As headlines surrounding hantavirus continue to spark fear of another pandemic, BlazeTV host Liz Wheeler is urging Americans to take a breath and look at the actual numbers.
While the virus carries a frighteningly high fatality rate for those infected, Wheeler argues the odds of even contracting hantavirus remain astronomically low compared to everyday risks Americans routinely ignore.
“So, here are your odds of dying from hantavirus: 1 in 30 to 35 million,” Wheeler begins. “That’s your odds of dying from the hantavirus. You can compare that, and I suggest you do, to your odds of dying from being struck by lightning: 1 in 15 to 20 million. So, you are more likely to die from being struck by lightning in the United States than you are to die from the hantavirus.”
“Your odds, by the way, of dying in a car accident: 1 in 8 to 9,000. Your odds of dying from a medical error: 1 in 1,000 to 1,400. By the way, dying from a medical error is the third leading cause of death in our country after heart disease and cancer,” she continues.
“If someone is telling you to be frightened of the hantavirus, they are lying to you. If someone is telling you to be more worried about a 1 in 30 to 35 million odds chance of dying from the hantavirus while ignoring the approximately 350,000 people in the United States who die from a medical error from doctors messing up every year, you should mute them,” she adds.
While the fatality rate for hantavirus is high, the amount of cases per year in the United States is not.
“There’s an average of 30 cases of hantavirus per year that result in approximately 8 to 12 deaths per year. So, that is a case fatality rate, by the way, that’s extremely high. That’s 35 to 38% case fatality rate, which is a frightening statistic,” Wheeler says.
Hantavirus cases also historically mostly occur in a concentrated region, with 94% of the cases occurring west of the Mississippi River.

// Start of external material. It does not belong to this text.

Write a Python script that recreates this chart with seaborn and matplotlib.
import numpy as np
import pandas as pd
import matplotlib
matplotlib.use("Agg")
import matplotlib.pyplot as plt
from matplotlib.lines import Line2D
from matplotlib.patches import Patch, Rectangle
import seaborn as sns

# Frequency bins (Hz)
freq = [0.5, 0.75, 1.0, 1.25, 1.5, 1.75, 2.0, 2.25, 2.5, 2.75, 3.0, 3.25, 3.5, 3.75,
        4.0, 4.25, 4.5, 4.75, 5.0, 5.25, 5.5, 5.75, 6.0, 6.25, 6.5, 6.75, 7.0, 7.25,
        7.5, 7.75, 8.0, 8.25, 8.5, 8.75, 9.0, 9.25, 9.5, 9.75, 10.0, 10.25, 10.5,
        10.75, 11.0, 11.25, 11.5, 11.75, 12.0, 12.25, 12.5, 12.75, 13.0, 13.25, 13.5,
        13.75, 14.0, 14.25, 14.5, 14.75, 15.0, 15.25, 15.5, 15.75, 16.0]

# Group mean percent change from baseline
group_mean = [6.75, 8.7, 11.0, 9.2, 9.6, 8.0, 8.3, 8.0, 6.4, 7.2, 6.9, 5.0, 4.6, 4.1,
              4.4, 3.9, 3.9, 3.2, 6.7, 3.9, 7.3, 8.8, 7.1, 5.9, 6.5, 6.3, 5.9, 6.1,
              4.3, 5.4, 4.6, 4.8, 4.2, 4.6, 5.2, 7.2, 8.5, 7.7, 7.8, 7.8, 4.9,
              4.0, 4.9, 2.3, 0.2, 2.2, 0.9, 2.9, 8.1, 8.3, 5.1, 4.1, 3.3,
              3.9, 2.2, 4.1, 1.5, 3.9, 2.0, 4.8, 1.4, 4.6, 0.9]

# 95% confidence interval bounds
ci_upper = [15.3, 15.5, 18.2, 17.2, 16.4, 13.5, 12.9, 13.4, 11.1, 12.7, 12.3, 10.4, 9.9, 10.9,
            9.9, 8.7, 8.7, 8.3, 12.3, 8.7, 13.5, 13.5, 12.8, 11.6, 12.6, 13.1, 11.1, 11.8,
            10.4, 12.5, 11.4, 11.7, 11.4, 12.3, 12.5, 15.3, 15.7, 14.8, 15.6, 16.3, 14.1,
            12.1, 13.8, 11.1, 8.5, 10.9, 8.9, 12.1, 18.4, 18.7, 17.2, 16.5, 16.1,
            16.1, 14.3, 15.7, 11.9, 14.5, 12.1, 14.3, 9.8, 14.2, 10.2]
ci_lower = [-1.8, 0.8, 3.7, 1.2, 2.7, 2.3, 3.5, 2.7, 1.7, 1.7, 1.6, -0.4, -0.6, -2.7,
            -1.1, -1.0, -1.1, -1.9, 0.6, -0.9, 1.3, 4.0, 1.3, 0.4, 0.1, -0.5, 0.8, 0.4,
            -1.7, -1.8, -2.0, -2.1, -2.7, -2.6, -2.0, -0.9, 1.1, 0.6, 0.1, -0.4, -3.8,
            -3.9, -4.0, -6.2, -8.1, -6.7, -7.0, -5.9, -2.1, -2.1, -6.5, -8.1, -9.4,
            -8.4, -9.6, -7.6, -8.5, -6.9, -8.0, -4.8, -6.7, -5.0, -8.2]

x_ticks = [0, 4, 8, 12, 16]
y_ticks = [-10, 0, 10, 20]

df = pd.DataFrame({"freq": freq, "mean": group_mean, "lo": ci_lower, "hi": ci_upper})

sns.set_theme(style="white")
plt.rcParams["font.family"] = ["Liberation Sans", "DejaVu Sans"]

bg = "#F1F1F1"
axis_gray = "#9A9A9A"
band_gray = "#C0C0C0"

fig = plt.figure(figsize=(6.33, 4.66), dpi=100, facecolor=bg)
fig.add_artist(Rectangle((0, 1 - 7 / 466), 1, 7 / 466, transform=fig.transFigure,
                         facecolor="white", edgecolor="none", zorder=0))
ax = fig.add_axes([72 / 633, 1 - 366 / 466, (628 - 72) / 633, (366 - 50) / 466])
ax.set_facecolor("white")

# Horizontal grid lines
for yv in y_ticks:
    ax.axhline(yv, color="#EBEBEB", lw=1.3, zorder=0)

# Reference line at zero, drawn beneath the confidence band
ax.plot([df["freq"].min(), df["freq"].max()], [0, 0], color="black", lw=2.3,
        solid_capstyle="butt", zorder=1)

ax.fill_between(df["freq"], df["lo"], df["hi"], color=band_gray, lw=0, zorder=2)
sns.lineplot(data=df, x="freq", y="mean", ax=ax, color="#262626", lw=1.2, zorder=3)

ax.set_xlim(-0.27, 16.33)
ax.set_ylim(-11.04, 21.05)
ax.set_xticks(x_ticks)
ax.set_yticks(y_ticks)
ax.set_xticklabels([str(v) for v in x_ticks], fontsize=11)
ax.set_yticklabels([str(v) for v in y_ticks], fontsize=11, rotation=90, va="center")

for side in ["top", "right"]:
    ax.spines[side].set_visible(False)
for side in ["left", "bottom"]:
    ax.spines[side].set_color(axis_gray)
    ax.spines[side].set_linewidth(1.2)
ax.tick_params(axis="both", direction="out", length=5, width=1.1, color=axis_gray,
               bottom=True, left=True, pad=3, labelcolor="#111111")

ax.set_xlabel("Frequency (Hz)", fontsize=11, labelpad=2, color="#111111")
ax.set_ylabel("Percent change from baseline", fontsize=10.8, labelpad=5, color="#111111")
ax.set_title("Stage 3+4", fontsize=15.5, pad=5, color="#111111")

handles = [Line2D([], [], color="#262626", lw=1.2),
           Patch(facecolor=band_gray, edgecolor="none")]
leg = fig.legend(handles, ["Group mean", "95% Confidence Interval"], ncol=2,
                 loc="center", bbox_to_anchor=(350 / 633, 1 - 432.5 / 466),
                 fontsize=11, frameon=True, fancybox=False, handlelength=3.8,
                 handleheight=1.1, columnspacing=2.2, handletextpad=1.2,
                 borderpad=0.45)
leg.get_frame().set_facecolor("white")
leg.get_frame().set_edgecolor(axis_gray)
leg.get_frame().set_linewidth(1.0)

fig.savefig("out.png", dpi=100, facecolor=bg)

“They all happen around spring cleaning time when people in the Southwest, you know, clean out a shed that has the feces of the deer mouse, for example. That’s where the deer mouse is, in the Southwest. The dust, they inhale the dust, and they contract the hantavirus from it,” Wheeler explains.

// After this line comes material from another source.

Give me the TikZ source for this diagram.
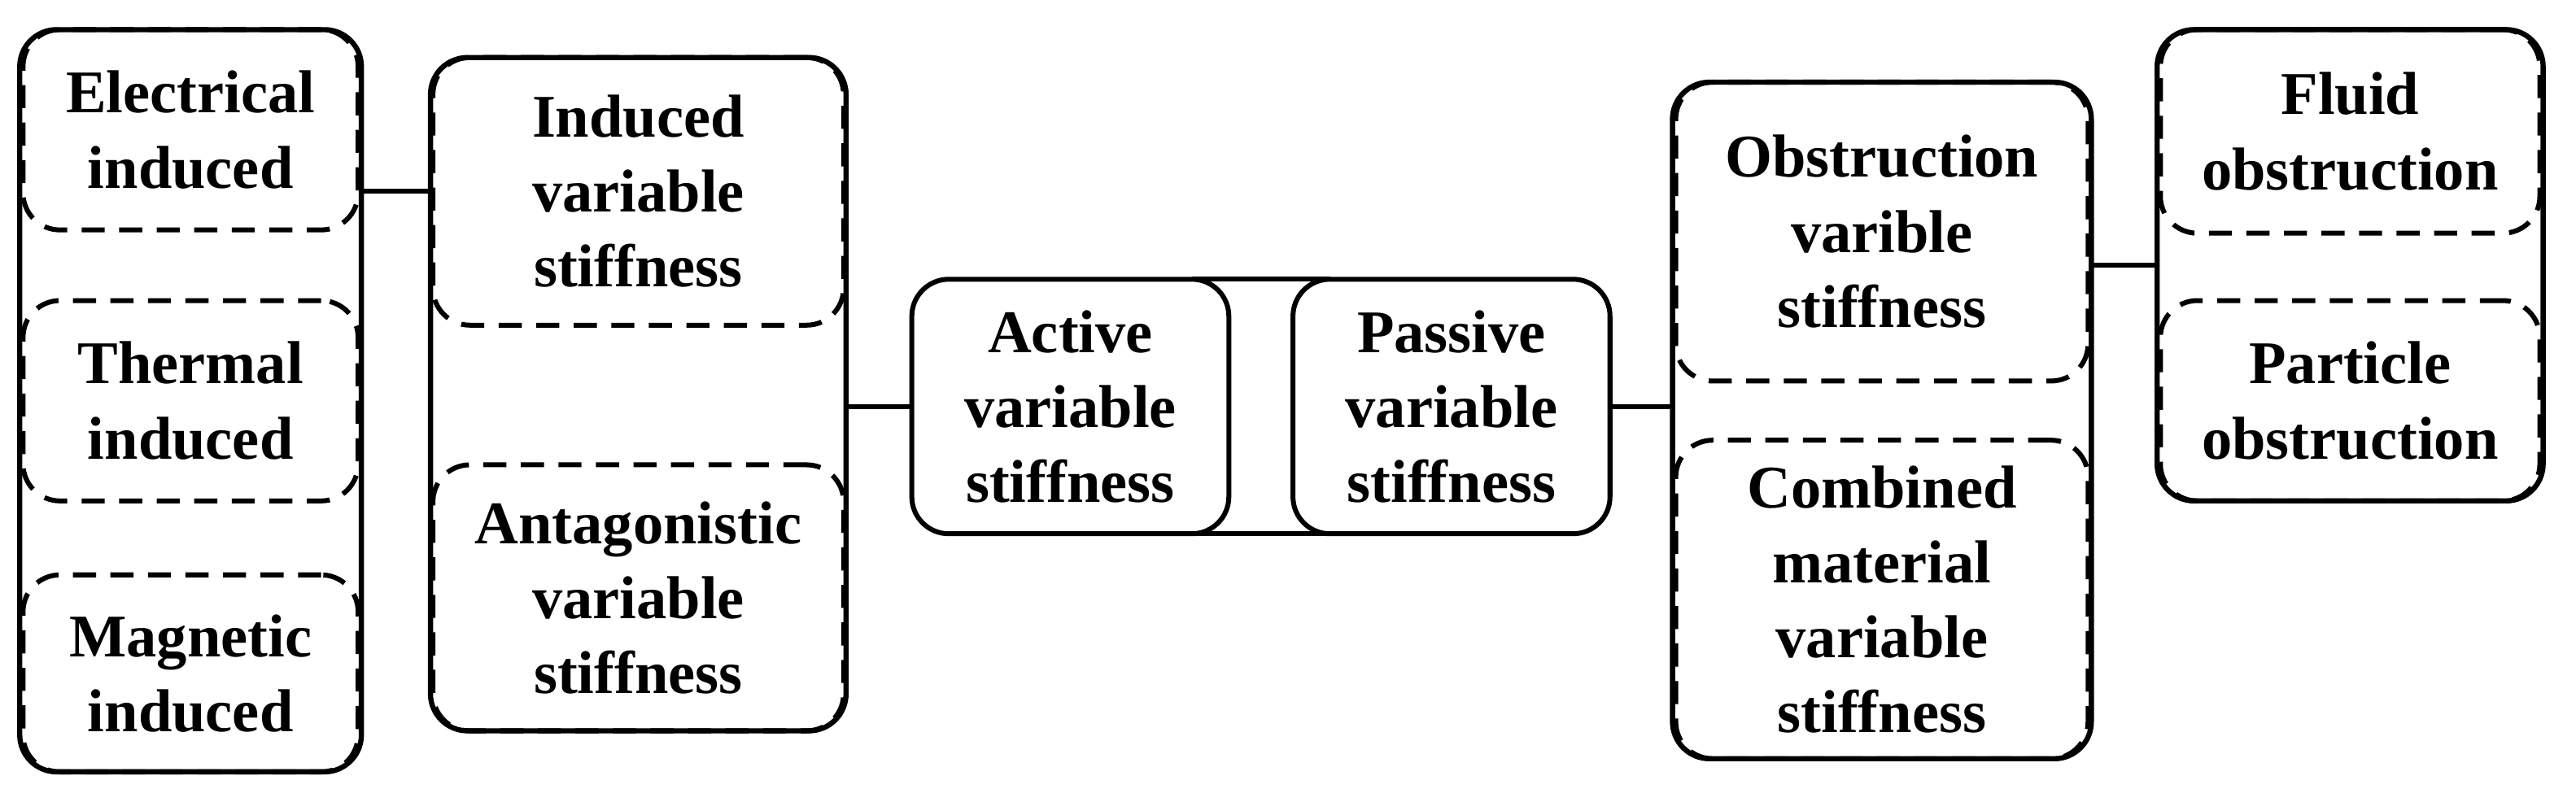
\documentclass[tikz,border=0pt]{standalone}
\usepackage{fontspec}
\setmainfont{Liberation Serif}
\begin{document}
\begin{tikzpicture}[x=0.02cm,y=-0.02cm,
  grp/.style={draw,line width=1.8pt,rounded corners=0.45cm,inner sep=0pt,outer sep=0pt},
  sub/.style={draw,dashed,dash pattern=on 8pt off 5pt,line width=1.7pt,rounded corners=0.45cm,
    align=center,inner sep=0pt,outer sep=0pt,font=\bfseries\fontsize{21}{26}\selectfont},
  link/.style={line width=1.8pt}]
	\useasboundingbox (0,0) rectangle (1568,488);
	
	% induced side
	\node[grp,minimum width=4.16cm,minimum height=9.04cm] (sens-grp) at (116,244) {};
	\node[sub,minimum width=4.08cm,minimum height=2.44cm] (elec) at (116,79) {Electrical\\induced};
	\node[sub,minimum width=4.08cm,minimum height=2.44cm] (therm) at (116,244) {Thermal\\induced};
	\node[sub,minimum width=4.08cm,minimum height=2.4cm] (magn) at (116,410) {Magnetic\\induced};
	
	\node[grp,minimum width=5.06cm,minimum height=8.2cm] (act-grp) at (388.5,240) {};
	\node[sub,minimum width=5cm,minimum height=3.26cm] (ind) at (388.5,116.5) {Induced\\variable\\stiffness};
	\node[sub,minimum width=5cm,minimum height=3.24cm] (antag) at (388.5,364) {Antagonistic\\variable\\stiffness};
	
	% middle
	\node[sub,solid,minimum width=3.86cm,minimum height=3.1cm] (active) at (651.5,247.5) {Active\\variable\\stiffness};
	\node[sub,solid,minimum width=3.86cm,minimum height=3.1cm] (passive) at (883.5,247.5) {Passive\\variable\\stiffness};
	
	% passive side
	\node[grp,minimum width=5.1cm,minimum height=8.24cm] (pas-grp) at (1145.5,256) {};
	\node[sub,minimum width=5.02cm,minimum height=3.64cm] (obst) at (1145.5,141) {Obstruction\\varible\\stiffness};
	\node[sub,minimum width=5.02cm,minimum height=3.88cm] (comb) at (1145.5,365) {Combined\\material\\variable\\stiffness};
	
	\node[grp,minimum width=4.7cm,minimum height=5.74cm] (obst-grp) at (1430.5,161.5) {};
	\node[sub,minimum width=4.62cm,minimum height=2.48cm] (fluid) at (1430.5,80) {Fluid\\obstruction};
	\node[sub,minimum width=4.62cm,minimum height=2.44cm] (part) at (1430.5,244) {Particle\\obstruction};
	
	\draw[link] (sens-grp.east |- ind) -- (act-grp.west |- ind);
	\draw[link] (act-grp.east |- active) -- (active.west);
	\draw[link] ([xshift=-0.45cm]active.north east) -- ([xshift=0.45cm]passive.north west);
	\draw[link] ([xshift=-0.45cm]active.south east) -- ([xshift=0.45cm]passive.south west);
	\draw[link] (passive.east) -- (pas-grp.west |- passive);
	\draw[link] (pas-grp.east |- obst-grp) -- (obst-grp.west);
\end{tikzpicture}
\end{document}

Patient zero on the cruise ship also happened to put himself in a dangerous situation before contracting the virus.
“Before he boarded the cruise ship, [he] visited a dump, a landfill, that was contaminated with rodent feces. He went there, as an ornithologist might, to bird watch, despite the fact that local residents avoided the area because they knew it to be contaminated,” Wheeler says.

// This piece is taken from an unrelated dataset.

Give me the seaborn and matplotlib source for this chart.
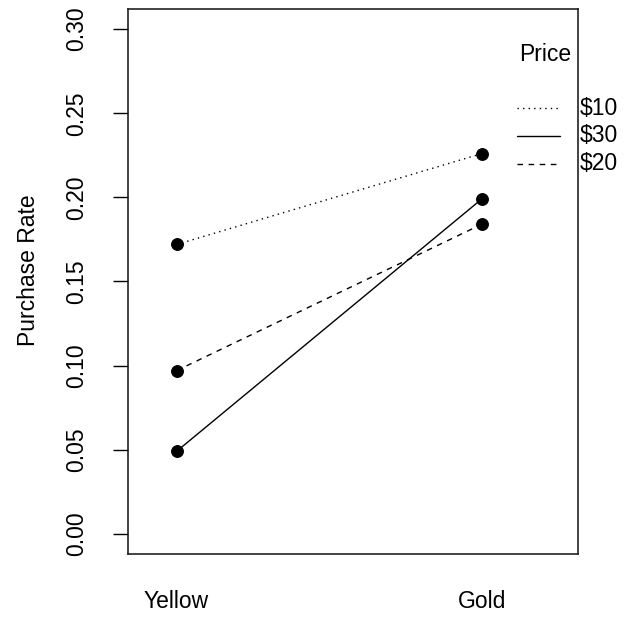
import matplotlib
matplotlib.use("Agg")
import matplotlib.pyplot as plt
import seaborn as sns
import pandas as pd

# Mean purchase rate for each colour / price combination
colors = ["Yellow", "Gold"]
price_levels = ["$10", "$20", "$30"]
rate_10 = [0.172, 0.226]
rate_20 = [0.097, 0.184]
rate_30 = [0.049, 0.199]
y_ticks = [0.00, 0.05, 0.10, 0.15, 0.20, 0.25, 0.30]

line_styles = {"$10": (0, (1, 3)), "$20": (0, (4, 4)), "$30": "-"}

df = pd.DataFrame({
    "Color": colors * 3,
    "Price": [p for p in price_levels for _ in colors],
    "Rate": rate_10 + rate_20 + rate_30,
})

sns.set_style("white")
plt.rcParams["font.family"] = ["Liberation Sans", "DejaVu Sans"]
plt.rcParams["font.size"] = 16.5
plt.rcParams["text.color"] = "black"
plt.rcParams["axes.labelcolor"] = "black"
plt.rcParams["xtick.color"] = "black"
plt.rcParams["ytick.color"] = "black"

FS = 16.5

fig = plt.figure(figsize=(6.34, 6.19), dpi=100)
ax = fig.add_axes([0.2019, 0.105, 0.709, 0.8805])

for price in price_levels:
    sub = df[df["Price"] == price]
    sns.pointplot(data=sub, x="Color", y="Rate", order=colors, color="black",
                  errorbar=None, markers="o", linestyles="-", ax=ax,
                  markersize=8.5, linewidth=1.0)
    ax.lines[-1].set_linestyle(line_styles[price])

ax.set_xlim(-0.159, 1.314)
ax.set_ylim(-0.012, 0.312)
ax.set_yticks(y_ticks)
ax.set_yticklabels([f"{t:.2f}" for t in y_ticks], rotation=90, va="center")
ax.tick_params(axis="y", length=11, width=1, pad=17.5, labelsize=FS, colors="black", left=True)
ax.tick_params(axis="x", length=0, pad=26, labelsize=FS, colors="black")
ax.set_xlabel("")
ax.set_ylabel("Purchase Rate", fontsize=FS, color="black")
ax.yaxis.set_label_coords(-0.195, 0.52)
for s in ax.spines.values():
    s.set_visible(True)
    s.set_color("#222222")
    s.set_linewidth(1.2)

# Legend: levels ordered by their value at the last colour, highest first
last = {p: df[(df["Price"] == p) & (df["Color"] == colors[-1])]["Rate"].iloc[0] for p in price_levels}
order = sorted(price_levels, key=lambda p: -last[p])
ax.text(0.928, 0.9156, "Price", transform=ax.transAxes, ha="center", va="center", fontsize=FS)
for i, p in enumerate(order):
    yy = 0.818 - i * 0.0508
    ax.plot([0.865, 0.961], [yy, yy], transform=ax.transAxes, color="black",
            linewidth=1.0, linestyle=line_styles[p], clip_on=False)
    ax.text(1.006, yy, p, transform=ax.transAxes, ha="left", va="center", fontsize=FS)

fig.savefig("out.png", dpi=100)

“They knew it to be dangerous to health. He did this anyway,” she continues, pointing out that while it may sound harsh, it was his decision.
“We should have societal recognition of decisions made by individuals that are bad decisions. For example, … this man died, and so maybe people don’t want to talk about his decisions because he’s dead, but are we avoiding the personal responsibility entirely?” Wheeler asks.
“He did something unwise. He did something imprudent. He hurt himself. He hurt his wife,” she says, “He hurt other people.”
And while there has been speculation that it’s a new strain, Wheeler explains that “it is not a new strain.”
“Has the virus actually mutated?” she asks. “Well, according to the science, according to an analysis of what the DNA looks like, the answer to that is no. In fact, it’s very, very similar to the strain of hantavirus that caused an outbreak in Argentina in 2018.”
“That is not a new strain,” she adds.